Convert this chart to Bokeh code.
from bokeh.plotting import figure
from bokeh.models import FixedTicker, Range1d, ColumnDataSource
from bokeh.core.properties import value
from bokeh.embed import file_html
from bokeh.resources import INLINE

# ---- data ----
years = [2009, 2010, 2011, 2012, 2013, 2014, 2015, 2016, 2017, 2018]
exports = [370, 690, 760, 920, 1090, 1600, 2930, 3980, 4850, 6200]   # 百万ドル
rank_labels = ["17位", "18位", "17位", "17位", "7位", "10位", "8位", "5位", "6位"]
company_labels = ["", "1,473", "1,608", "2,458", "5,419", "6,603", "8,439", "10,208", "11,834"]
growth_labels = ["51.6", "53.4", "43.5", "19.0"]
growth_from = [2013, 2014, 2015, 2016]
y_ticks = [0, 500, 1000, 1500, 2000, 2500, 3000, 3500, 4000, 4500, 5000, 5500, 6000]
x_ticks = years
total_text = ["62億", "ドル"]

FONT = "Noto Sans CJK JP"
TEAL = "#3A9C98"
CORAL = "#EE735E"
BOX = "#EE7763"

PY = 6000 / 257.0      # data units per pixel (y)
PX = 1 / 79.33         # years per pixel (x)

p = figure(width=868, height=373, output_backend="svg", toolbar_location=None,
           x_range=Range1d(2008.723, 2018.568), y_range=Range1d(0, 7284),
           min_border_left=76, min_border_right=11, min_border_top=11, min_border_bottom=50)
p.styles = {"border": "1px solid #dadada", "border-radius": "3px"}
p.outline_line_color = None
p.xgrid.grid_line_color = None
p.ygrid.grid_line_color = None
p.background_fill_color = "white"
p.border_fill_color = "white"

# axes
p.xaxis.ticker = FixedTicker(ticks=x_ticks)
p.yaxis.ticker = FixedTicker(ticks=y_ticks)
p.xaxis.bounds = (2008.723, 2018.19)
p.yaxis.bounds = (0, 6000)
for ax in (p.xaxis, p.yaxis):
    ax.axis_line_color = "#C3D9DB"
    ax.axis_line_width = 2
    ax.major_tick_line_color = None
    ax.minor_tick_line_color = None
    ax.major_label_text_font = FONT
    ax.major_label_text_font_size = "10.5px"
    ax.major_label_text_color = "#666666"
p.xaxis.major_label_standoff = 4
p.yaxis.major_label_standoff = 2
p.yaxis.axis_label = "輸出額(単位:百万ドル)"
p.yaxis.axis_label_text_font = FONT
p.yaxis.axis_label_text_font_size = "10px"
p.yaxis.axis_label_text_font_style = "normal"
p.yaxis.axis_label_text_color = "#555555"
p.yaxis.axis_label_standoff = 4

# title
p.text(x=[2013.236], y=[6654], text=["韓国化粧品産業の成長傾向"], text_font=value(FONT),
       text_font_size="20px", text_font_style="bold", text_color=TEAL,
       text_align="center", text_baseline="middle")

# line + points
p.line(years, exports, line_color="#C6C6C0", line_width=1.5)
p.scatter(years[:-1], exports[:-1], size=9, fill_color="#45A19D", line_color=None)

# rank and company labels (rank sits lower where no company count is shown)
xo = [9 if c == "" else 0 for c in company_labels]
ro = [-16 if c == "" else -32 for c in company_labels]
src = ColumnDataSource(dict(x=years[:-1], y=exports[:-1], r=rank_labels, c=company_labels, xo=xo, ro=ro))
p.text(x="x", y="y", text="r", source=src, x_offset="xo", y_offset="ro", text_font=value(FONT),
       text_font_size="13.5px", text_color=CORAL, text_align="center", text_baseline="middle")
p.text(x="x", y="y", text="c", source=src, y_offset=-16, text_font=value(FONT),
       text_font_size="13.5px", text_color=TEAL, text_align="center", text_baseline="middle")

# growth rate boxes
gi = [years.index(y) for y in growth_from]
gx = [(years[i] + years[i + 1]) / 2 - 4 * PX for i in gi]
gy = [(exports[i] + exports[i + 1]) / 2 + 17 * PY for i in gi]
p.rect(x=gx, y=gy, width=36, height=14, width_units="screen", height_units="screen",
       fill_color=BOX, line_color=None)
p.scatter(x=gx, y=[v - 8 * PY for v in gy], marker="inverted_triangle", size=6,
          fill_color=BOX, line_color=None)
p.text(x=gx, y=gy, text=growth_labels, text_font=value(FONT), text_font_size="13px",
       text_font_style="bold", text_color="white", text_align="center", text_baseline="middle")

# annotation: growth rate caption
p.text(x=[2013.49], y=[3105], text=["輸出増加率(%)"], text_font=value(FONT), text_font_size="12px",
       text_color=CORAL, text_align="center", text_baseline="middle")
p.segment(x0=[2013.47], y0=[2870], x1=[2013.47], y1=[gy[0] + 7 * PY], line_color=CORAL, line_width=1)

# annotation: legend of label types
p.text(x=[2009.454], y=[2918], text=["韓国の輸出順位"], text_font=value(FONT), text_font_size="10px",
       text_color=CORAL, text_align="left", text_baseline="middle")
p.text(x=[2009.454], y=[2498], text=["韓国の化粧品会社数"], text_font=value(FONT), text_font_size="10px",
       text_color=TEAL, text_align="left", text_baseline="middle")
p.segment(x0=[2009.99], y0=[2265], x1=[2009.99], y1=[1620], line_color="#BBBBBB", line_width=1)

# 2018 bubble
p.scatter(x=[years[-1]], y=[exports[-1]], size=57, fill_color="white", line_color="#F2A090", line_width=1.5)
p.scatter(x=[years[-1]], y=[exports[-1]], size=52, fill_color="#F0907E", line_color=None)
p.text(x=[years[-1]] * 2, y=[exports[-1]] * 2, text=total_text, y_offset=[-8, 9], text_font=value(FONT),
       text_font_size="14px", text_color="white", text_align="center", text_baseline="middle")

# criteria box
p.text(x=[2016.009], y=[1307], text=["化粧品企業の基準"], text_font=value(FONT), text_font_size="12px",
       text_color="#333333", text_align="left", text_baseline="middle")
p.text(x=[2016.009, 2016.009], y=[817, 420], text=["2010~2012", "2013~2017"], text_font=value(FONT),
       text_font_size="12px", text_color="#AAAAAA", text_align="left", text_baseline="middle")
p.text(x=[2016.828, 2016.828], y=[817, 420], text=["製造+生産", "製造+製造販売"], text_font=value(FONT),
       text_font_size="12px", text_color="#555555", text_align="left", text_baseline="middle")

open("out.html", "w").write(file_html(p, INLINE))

^^^^^^^^

== Exercise brief ==
Copy every line above that holds the word "chart".

== Result for this task ==
Convert this chart to Bokeh code.

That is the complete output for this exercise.